## TO DO
Leave out the pictures and reproduce all of the data exactly.

%%

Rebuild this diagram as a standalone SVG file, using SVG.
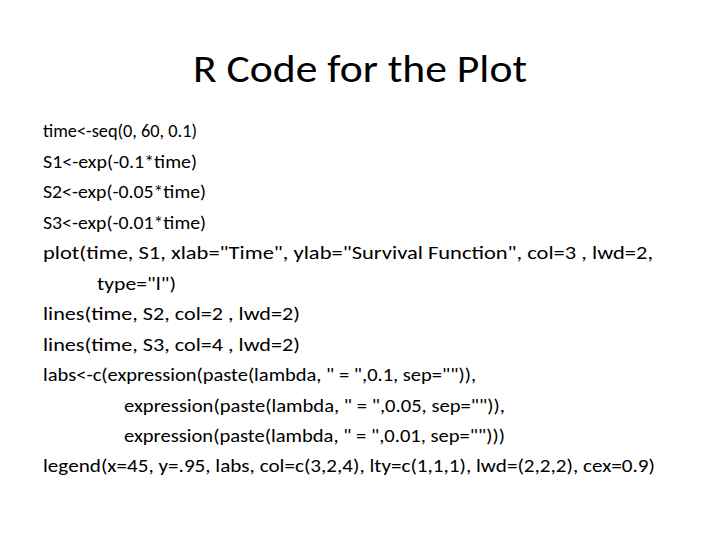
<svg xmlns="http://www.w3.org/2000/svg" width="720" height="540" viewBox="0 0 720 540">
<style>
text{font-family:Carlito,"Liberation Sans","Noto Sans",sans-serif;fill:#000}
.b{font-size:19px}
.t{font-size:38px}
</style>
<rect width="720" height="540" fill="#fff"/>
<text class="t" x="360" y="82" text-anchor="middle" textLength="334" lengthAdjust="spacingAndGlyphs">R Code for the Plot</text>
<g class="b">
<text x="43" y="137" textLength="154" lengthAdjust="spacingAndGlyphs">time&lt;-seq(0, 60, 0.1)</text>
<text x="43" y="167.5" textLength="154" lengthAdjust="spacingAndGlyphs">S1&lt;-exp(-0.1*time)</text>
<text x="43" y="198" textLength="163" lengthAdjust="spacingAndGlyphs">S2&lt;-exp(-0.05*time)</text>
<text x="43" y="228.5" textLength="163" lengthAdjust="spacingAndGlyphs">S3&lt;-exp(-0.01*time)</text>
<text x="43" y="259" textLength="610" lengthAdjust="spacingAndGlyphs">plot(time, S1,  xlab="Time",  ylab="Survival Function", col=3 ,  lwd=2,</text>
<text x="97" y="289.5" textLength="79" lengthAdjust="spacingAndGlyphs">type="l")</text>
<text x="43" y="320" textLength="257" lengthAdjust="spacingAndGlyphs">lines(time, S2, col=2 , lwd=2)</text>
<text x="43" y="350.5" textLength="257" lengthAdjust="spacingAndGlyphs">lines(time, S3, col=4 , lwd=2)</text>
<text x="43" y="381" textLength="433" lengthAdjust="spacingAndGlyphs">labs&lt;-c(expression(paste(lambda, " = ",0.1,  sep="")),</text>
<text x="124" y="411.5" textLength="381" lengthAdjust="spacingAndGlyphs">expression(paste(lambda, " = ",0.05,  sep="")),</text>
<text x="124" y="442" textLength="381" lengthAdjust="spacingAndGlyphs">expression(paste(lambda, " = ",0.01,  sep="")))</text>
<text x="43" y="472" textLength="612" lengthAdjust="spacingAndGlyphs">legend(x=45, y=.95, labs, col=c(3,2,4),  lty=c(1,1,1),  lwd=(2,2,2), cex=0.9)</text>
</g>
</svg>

%%

## SOLUTION
Rebuild this diagram as a standalone SVG file, using SVG.
<svg xmlns="http://www.w3.org/2000/svg" width="720" height="540" viewBox="0 0 720 540">
<style>
text{font-family:Carlito,"Liberation Sans","Noto Sans",sans-serif;fill:#000}
.b{font-size:19px}
.t{font-size:38px}
</style>
<rect width="720" height="540" fill="#fff"/>
<text class="t" x="360" y="82" text-anchor="middle" textLength="334" lengthAdjust="spacingAndGlyphs">R Code for the Plot</text>
<g class="b">
<text x="43" y="137" textLength="154" lengthAdjust="spacingAndGlyphs">time&lt;-seq(0, 60, 0.1)</text>
<text x="43" y="167.5" textLength="154" lengthAdjust="spacingAndGlyphs">S1&lt;-exp(-0.1*time)</text>
<text x="43" y="198" textLength="163" lengthAdjust="spacingAndGlyphs">S2&lt;-exp(-0.05*time)</text>
<text x="43" y="228.5" textLength="163" lengthAdjust="spacingAndGlyphs">S3&lt;-exp(-0.01*time)</text>
<text x="43" y="259" textLength="610" lengthAdjust="spacingAndGlyphs">plot(time, S1,  xlab="Time",  ylab="Survival Function", col=3 ,  lwd=2,</text>
<text x="97" y="289.5" textLength="79" lengthAdjust="spacingAndGlyphs">type="l")</text>
<text x="43" y="320" textLength="257" lengthAdjust="spacingAndGlyphs">lines(time, S2, col=2 , lwd=2)</text>
<text x="43" y="350.5" textLength="257" lengthAdjust="spacingAndGlyphs">lines(time, S3, col=4 , lwd=2)</text>
<text x="43" y="381" textLength="433" lengthAdjust="spacingAndGlyphs">labs&lt;-c(expression(paste(lambda, " = ",0.1,  sep="")),</text>
<text x="124" y="411.5" textLength="381" lengthAdjust="spacingAndGlyphs">expression(paste(lambda, " = ",0.05,  sep="")),</text>
<text x="124" y="442" textLength="381" lengthAdjust="spacingAndGlyphs">expression(paste(lambda, " = ",0.01,  sep="")))</text>
<text x="43" y="472" textLength="612" lengthAdjust="spacingAndGlyphs">legend(x=45, y=.95, labs, col=c(3,2,4),  lty=c(1,1,1),  lwd=(2,2,2), cex=0.9)</text>
</g>
</svg>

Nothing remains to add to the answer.